A frustrating screen for people with poor internet connections.

 

 

Internet access on most Manitoba farms remains second-rate when compared with what's available in urban centres. Despite improvements over the last number of years, on-farm high-speed connections, where available, are often slower and more expensive relative to internet access in nonrural areas.

Curtis McRae, who farms in the St. Andrews area, says producers are dealing with an information disadvantage.

"There's a huge gap in service. We are so far behind. Anything we do online has to be text based. Anything with a visual aid, such as a picture, you have to download overnight," he says.

McRae, who's the chair of Keystone Agricultural Producers' Rural Development Committee, says the infrastructure that's already in place for internet access at rural hospitals and schools could be used to provide improved internet access to rural landowners.

"Rural people understand the infrastructure required to get high-speed out to us is not just a drop in a bucket, but we know that hospitals and schools are places that require high-speed to better the next generation and to keep the occupants of this province healthy," he says. "Most rural people live within 20 miles of a school or hospital, so we might be able to provide access to 80 percent of the populace."

He says improved internet access would be a public good.

"The government wants to run an internet-based economy.
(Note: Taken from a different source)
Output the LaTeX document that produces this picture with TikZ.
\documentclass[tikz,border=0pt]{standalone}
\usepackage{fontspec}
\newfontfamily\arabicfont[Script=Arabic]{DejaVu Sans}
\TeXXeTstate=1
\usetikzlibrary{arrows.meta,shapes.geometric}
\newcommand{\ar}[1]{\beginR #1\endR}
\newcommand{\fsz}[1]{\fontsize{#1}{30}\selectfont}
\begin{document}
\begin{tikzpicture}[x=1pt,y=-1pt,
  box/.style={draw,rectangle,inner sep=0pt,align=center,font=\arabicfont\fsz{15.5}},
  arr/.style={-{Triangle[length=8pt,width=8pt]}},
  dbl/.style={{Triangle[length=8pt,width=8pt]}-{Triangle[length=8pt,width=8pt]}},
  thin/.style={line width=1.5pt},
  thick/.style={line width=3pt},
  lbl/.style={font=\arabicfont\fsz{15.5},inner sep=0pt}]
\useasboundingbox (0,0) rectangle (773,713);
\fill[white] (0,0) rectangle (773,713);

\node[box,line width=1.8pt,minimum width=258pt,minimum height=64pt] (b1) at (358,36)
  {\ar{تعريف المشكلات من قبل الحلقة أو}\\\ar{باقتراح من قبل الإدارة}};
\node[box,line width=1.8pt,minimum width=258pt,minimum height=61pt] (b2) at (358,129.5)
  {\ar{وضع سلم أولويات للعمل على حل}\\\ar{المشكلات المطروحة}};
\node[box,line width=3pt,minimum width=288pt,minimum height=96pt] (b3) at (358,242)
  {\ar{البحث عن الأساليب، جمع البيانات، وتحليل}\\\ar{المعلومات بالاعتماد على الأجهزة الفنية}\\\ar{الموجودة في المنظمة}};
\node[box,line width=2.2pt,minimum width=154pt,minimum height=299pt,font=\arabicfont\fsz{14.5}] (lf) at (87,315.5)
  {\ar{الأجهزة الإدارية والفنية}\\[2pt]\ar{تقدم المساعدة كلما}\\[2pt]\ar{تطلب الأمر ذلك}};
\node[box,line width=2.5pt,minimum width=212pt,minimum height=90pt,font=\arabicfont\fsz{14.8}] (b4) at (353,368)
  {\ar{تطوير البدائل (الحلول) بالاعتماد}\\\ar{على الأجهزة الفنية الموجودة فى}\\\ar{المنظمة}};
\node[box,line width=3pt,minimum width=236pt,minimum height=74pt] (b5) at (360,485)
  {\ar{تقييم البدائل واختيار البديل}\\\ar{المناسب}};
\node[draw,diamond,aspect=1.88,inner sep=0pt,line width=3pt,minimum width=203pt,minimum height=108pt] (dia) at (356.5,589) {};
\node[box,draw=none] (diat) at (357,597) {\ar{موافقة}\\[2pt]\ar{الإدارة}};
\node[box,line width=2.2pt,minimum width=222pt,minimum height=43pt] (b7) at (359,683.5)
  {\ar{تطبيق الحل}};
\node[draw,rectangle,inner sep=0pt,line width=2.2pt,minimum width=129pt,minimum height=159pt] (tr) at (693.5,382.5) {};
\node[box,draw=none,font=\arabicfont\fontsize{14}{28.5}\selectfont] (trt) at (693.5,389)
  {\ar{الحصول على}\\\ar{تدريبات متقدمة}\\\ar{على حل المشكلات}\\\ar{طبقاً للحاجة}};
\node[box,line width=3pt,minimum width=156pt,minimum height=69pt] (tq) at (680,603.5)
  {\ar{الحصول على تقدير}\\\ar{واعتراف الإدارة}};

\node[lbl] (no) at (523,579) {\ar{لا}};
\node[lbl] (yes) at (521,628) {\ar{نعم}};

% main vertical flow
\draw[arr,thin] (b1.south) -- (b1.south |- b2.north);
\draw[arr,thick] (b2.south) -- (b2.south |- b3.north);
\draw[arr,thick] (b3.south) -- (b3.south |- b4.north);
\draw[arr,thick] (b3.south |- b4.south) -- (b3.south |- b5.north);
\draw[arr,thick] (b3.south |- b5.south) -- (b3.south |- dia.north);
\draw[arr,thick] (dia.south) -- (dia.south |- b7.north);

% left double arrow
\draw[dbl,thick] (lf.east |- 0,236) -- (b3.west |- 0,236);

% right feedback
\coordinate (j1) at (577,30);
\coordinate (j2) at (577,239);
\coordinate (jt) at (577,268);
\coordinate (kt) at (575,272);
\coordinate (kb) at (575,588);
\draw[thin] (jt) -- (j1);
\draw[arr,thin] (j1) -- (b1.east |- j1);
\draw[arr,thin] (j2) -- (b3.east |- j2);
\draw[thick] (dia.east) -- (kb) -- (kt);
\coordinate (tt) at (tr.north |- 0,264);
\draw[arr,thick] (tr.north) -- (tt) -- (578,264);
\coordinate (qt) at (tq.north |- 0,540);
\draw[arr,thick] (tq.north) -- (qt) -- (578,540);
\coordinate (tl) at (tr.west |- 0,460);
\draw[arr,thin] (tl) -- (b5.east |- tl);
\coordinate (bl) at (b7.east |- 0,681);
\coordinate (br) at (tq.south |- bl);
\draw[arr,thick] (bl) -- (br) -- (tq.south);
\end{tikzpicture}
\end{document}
That's the way the world is trading and the way that everybody's doing business," he says. "We can't do things through the same means that every other business does. Our problem is that we're located outside the urban centres, so distance becomes the issue."

"As far as building our economy, anytime a Manitoba farmer can market his or her goods more effectively, more efficiently, it puts more money into our economy and everybody benefits from that," says McRae.